[Figure scripts]

________

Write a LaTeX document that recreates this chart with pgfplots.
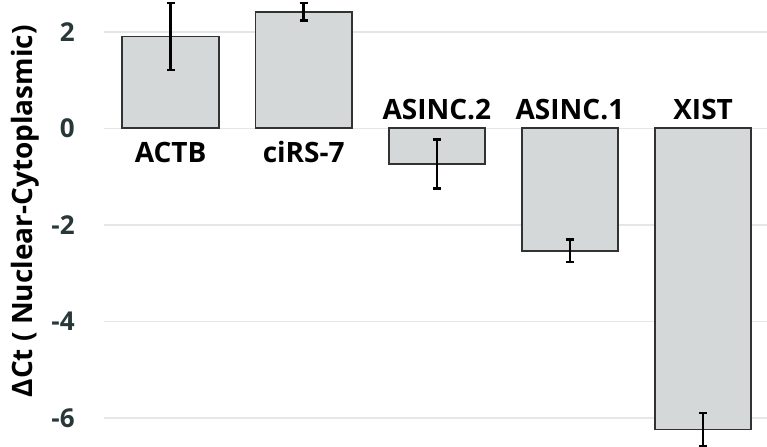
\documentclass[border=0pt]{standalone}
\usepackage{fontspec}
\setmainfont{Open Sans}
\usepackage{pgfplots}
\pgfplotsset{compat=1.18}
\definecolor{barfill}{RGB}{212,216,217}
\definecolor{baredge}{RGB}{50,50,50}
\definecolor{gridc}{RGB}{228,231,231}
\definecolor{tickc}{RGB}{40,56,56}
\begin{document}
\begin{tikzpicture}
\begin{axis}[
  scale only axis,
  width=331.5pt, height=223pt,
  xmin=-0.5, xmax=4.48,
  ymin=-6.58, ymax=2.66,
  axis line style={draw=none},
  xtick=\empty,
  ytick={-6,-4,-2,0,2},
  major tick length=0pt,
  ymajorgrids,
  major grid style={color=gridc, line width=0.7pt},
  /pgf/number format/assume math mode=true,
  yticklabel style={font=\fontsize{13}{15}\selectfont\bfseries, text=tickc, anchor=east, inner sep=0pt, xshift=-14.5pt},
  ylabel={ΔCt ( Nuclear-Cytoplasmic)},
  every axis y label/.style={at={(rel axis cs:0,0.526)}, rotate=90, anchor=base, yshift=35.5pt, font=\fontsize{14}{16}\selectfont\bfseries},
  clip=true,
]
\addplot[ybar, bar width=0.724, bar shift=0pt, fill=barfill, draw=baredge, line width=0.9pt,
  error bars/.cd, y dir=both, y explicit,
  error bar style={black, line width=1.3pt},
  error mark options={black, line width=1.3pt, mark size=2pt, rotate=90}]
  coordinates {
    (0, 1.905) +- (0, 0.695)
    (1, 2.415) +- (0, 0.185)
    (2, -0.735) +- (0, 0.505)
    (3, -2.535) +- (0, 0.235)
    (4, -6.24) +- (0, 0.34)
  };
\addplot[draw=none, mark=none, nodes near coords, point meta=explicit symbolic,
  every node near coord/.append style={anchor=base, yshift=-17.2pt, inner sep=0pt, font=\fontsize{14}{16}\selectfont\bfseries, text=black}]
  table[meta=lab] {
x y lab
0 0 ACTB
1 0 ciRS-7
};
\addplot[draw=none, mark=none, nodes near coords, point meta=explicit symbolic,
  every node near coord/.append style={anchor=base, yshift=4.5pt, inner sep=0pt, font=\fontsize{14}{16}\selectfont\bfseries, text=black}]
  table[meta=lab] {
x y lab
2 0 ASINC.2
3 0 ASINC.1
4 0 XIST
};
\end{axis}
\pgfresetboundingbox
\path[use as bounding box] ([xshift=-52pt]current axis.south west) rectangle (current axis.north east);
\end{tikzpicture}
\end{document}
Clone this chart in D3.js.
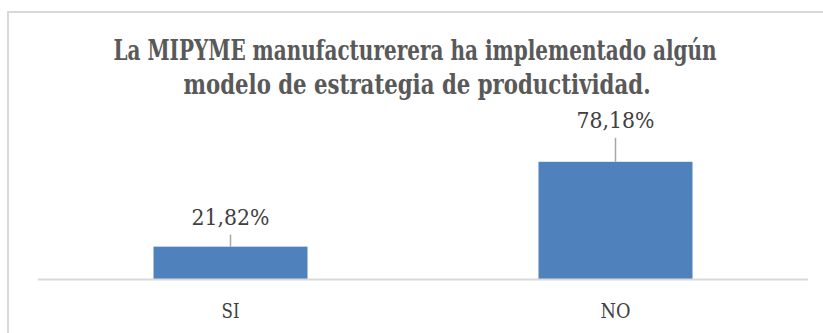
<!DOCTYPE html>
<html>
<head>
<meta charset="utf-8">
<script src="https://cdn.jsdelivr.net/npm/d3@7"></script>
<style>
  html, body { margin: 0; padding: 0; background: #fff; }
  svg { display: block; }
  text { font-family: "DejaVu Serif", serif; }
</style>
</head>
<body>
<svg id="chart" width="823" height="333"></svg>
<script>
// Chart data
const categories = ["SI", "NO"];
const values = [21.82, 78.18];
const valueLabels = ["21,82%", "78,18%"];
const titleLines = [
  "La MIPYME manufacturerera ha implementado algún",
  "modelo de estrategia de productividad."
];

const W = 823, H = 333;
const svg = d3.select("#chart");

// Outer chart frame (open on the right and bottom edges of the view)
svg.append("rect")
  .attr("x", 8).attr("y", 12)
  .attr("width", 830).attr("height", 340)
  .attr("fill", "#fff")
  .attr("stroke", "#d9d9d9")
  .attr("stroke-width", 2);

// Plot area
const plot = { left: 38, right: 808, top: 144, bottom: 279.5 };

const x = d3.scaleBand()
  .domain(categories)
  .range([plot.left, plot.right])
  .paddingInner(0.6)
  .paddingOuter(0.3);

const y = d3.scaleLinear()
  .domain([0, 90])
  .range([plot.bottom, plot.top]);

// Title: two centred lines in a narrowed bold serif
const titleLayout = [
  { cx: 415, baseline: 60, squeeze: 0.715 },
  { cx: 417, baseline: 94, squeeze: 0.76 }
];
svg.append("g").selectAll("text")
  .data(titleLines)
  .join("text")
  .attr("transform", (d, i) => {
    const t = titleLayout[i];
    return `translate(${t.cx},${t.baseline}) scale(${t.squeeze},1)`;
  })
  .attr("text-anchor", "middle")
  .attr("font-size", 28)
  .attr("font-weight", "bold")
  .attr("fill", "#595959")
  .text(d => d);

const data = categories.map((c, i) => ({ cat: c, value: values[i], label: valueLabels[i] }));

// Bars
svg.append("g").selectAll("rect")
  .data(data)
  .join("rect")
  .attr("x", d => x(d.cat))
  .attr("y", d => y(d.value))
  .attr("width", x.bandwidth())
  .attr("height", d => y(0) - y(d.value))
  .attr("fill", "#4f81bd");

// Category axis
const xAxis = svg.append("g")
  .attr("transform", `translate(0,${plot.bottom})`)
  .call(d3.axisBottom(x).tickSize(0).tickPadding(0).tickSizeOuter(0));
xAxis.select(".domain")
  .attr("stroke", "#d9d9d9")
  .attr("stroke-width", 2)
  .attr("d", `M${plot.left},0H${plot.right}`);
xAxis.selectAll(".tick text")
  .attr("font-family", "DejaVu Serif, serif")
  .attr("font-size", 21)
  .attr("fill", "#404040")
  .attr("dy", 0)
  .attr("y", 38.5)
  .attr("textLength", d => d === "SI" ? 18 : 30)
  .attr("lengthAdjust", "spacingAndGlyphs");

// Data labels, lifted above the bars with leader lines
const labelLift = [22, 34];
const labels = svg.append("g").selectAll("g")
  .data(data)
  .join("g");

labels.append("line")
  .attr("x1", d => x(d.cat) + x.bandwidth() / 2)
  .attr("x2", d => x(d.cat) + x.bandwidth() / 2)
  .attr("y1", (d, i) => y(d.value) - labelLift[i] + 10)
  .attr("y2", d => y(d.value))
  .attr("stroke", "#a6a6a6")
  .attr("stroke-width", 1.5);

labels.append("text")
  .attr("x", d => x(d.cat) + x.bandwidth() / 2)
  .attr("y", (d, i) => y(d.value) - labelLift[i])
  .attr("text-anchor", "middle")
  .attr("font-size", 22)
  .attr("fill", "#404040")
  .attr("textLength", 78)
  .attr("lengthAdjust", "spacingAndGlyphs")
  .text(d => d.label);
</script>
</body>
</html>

________

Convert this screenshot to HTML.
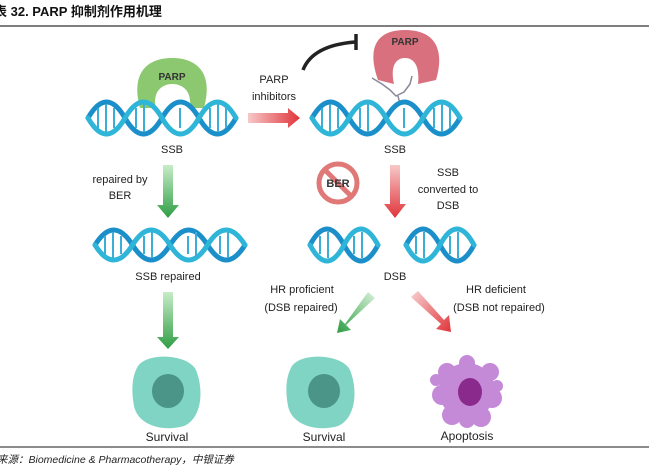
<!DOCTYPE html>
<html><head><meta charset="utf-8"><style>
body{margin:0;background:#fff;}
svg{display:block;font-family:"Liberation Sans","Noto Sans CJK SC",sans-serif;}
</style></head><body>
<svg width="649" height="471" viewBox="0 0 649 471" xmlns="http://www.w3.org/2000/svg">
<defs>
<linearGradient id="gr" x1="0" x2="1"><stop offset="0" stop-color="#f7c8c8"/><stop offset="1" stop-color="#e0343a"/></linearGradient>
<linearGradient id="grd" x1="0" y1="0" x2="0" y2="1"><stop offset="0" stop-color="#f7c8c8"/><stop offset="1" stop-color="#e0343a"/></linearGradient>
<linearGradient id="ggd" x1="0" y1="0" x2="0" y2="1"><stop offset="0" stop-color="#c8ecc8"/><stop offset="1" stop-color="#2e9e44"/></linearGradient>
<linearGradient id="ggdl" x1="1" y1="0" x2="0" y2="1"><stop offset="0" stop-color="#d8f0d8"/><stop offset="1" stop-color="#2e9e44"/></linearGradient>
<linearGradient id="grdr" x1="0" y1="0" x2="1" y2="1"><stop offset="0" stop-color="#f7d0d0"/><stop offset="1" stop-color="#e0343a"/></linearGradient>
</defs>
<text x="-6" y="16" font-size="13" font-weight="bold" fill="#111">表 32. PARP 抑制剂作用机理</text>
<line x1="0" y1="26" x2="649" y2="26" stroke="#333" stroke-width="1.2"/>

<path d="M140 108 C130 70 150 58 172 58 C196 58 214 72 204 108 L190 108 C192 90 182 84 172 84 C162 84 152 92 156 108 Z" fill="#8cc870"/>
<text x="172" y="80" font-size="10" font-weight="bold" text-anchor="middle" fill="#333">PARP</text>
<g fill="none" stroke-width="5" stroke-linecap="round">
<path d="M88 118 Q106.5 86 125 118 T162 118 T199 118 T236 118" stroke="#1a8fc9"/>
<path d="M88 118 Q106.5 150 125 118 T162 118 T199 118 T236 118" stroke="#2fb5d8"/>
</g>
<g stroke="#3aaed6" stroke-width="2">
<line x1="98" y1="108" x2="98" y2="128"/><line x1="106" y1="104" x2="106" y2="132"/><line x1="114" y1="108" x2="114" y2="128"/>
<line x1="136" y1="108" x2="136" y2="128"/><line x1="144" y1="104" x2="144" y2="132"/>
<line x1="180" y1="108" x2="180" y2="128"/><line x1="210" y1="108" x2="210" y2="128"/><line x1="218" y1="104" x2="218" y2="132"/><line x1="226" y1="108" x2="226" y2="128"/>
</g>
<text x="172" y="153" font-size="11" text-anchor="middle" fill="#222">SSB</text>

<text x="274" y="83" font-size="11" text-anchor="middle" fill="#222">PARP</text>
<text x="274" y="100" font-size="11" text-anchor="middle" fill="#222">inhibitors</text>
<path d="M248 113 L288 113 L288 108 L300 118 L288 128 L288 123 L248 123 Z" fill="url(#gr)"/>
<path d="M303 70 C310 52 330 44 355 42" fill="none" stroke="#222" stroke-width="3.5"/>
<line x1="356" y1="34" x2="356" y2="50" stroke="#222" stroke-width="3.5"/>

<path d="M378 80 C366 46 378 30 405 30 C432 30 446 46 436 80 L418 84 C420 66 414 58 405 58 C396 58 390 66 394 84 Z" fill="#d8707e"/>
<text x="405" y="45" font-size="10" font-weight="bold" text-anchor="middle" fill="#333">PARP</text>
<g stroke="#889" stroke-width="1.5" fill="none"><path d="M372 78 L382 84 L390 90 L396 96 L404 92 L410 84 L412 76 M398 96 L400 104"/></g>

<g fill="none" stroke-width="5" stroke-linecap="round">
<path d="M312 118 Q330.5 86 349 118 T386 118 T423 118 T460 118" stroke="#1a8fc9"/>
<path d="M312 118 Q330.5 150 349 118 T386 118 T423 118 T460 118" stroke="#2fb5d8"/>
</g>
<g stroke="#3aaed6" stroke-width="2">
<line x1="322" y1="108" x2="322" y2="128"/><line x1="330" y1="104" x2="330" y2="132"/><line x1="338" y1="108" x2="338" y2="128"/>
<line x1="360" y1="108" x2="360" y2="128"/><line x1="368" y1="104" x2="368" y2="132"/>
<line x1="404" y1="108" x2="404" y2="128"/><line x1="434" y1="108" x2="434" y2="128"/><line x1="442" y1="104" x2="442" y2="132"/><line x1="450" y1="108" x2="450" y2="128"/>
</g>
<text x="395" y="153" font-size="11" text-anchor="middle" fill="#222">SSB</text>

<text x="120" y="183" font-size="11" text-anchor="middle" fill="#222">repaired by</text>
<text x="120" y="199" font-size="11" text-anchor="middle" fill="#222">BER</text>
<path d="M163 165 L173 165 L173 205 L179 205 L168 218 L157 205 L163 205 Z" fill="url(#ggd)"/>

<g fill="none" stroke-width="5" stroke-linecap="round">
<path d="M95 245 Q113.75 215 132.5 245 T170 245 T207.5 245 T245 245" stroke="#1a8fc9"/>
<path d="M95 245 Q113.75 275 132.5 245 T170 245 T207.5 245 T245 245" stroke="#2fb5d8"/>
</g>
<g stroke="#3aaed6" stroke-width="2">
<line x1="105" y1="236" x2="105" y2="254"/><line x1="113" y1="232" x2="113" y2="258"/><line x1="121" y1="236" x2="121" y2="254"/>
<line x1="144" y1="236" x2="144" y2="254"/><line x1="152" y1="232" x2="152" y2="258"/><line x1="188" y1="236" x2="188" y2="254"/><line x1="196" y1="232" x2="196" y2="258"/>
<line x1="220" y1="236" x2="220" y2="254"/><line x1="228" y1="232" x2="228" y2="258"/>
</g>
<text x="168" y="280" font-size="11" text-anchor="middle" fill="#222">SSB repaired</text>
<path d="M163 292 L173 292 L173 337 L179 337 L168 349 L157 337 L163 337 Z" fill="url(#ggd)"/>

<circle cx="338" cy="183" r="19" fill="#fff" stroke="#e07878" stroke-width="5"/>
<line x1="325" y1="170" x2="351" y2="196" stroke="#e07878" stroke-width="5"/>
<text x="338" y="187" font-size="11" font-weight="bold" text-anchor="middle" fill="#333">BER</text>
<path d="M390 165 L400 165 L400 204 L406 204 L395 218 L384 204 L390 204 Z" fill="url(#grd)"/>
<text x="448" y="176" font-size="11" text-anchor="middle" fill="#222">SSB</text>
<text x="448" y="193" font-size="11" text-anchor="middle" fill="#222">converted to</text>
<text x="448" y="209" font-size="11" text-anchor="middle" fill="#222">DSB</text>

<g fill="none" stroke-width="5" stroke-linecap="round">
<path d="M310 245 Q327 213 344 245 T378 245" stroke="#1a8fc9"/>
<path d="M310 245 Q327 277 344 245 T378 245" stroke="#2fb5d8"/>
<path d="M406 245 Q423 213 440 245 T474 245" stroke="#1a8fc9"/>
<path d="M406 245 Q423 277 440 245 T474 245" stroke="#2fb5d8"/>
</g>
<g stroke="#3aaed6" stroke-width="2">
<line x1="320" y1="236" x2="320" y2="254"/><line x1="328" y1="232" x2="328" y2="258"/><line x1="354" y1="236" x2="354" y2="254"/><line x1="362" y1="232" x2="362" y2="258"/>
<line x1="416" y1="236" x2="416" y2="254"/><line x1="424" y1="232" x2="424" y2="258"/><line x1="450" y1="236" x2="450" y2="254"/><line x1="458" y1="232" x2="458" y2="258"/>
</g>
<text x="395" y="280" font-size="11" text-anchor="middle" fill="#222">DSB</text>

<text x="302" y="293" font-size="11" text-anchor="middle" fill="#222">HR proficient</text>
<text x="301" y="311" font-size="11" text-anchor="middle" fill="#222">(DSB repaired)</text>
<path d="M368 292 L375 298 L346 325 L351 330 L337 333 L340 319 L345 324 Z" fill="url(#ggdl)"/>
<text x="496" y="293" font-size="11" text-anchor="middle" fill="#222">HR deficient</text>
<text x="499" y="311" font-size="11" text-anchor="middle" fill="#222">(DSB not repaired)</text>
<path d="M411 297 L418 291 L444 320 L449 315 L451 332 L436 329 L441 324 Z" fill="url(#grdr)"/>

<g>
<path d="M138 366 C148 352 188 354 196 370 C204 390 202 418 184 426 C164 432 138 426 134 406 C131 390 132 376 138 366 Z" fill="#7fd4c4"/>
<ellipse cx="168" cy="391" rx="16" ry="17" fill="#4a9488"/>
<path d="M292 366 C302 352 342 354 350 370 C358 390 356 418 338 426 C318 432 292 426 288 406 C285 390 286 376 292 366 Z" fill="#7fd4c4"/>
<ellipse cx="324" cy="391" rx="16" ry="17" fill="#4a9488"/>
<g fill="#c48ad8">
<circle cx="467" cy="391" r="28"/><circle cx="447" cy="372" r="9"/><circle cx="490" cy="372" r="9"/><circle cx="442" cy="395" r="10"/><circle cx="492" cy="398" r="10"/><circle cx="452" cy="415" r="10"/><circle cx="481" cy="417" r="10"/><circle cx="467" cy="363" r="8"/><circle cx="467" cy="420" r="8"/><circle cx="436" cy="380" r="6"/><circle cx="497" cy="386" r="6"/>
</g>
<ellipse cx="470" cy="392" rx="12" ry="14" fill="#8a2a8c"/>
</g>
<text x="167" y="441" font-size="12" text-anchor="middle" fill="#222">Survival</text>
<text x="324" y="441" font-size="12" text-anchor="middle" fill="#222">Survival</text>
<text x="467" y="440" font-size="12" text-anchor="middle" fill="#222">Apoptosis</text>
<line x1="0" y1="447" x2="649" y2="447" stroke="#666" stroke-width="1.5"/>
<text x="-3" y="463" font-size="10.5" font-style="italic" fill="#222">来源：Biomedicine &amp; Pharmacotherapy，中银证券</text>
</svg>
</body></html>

________

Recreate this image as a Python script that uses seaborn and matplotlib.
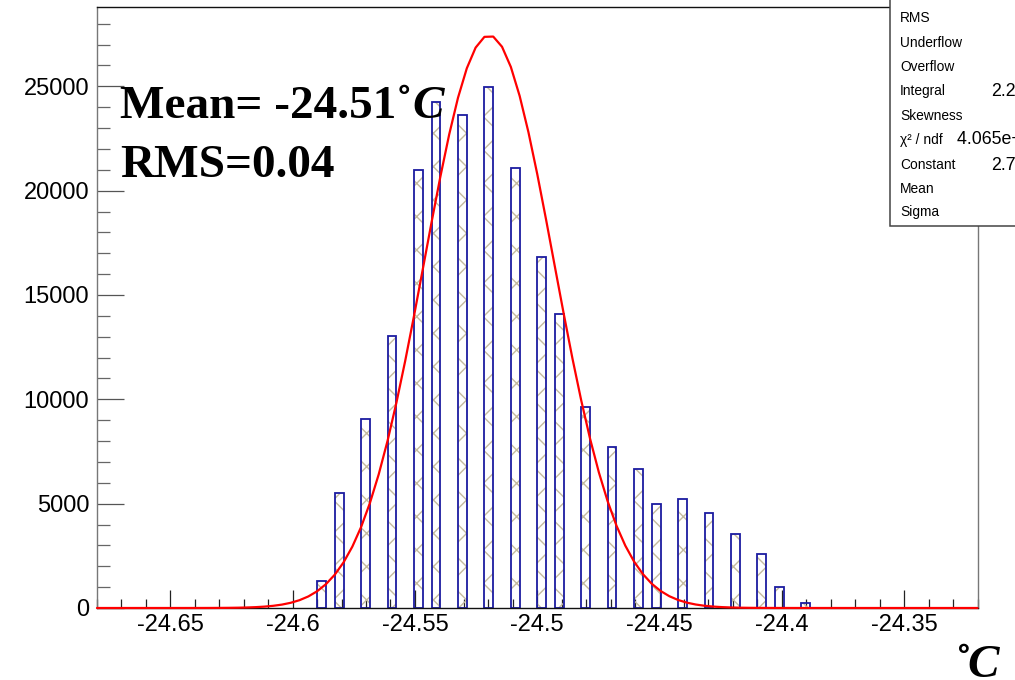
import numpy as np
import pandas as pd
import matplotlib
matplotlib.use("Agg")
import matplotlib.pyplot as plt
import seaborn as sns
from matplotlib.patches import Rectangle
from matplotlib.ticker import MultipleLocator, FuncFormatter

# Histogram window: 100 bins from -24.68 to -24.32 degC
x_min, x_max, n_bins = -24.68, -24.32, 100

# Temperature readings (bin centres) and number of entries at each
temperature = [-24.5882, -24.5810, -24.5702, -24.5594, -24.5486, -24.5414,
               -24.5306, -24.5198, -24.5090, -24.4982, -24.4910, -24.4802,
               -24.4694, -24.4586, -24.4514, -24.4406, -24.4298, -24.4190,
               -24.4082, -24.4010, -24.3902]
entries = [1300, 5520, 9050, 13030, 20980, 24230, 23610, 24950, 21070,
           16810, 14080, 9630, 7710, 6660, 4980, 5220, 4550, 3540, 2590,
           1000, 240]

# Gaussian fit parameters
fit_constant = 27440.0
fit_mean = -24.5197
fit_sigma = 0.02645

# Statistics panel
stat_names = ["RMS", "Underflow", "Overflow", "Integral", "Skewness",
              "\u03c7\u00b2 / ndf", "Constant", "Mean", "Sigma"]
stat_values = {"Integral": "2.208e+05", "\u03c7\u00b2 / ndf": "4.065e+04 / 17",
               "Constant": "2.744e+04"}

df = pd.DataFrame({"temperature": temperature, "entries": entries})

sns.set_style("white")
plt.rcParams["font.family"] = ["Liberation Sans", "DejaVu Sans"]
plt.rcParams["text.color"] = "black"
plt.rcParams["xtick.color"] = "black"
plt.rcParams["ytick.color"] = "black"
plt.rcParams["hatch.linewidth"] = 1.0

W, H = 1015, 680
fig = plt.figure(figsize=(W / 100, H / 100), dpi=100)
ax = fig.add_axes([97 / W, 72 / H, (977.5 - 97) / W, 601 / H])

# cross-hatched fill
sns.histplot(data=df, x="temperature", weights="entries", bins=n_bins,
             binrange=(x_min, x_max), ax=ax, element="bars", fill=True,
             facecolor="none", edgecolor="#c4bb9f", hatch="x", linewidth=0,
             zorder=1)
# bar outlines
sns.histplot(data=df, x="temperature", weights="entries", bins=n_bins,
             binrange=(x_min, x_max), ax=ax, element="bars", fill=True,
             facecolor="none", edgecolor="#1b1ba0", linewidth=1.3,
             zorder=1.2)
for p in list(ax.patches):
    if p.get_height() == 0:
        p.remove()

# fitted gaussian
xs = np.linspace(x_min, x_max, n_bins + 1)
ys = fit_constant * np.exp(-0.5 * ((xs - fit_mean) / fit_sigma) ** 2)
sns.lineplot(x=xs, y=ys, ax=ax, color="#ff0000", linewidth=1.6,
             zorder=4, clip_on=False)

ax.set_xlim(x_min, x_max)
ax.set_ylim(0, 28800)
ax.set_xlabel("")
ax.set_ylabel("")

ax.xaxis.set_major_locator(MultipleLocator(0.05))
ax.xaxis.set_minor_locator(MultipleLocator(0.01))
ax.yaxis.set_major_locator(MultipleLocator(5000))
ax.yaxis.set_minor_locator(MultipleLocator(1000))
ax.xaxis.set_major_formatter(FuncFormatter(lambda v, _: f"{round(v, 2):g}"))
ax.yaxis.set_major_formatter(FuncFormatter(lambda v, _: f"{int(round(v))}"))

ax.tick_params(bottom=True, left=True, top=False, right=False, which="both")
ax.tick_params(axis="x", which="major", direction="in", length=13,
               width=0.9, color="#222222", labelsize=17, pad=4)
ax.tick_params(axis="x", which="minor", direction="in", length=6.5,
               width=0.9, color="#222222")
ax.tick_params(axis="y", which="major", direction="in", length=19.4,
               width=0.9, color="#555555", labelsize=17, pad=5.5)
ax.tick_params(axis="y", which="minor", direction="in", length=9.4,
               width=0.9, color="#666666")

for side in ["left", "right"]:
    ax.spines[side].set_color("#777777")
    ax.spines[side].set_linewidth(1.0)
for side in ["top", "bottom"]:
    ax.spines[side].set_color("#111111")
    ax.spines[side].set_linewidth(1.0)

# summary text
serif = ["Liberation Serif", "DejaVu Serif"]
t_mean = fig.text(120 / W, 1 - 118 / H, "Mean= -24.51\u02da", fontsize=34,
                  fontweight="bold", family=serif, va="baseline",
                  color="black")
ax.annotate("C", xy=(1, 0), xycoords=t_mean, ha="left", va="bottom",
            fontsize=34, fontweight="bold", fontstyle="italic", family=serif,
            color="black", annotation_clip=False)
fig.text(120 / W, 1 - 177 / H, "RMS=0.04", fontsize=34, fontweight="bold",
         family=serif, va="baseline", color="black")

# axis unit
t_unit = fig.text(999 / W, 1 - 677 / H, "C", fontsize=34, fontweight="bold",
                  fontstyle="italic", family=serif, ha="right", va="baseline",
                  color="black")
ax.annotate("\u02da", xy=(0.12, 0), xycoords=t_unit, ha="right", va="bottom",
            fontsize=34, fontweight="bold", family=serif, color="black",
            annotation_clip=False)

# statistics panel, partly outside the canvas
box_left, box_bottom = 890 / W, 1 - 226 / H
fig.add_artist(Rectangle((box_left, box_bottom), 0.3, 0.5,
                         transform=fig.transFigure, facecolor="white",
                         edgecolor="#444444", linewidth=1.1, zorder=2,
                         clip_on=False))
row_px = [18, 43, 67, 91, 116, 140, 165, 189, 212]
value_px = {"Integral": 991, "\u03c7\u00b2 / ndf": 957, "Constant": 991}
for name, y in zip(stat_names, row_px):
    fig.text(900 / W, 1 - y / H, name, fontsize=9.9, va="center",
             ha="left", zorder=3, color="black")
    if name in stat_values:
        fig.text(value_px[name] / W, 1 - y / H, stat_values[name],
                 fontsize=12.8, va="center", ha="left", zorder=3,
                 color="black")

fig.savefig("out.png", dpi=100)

________

Problem statement
List every line above containing the word "this".

Task output
Write a LaTeX document that recreates this chart with pgfplots.
Clone this chart in D3.js.
Convert this screenshot to HTML.
Recreate this image as a Python script that uses seaborn and matplotlib.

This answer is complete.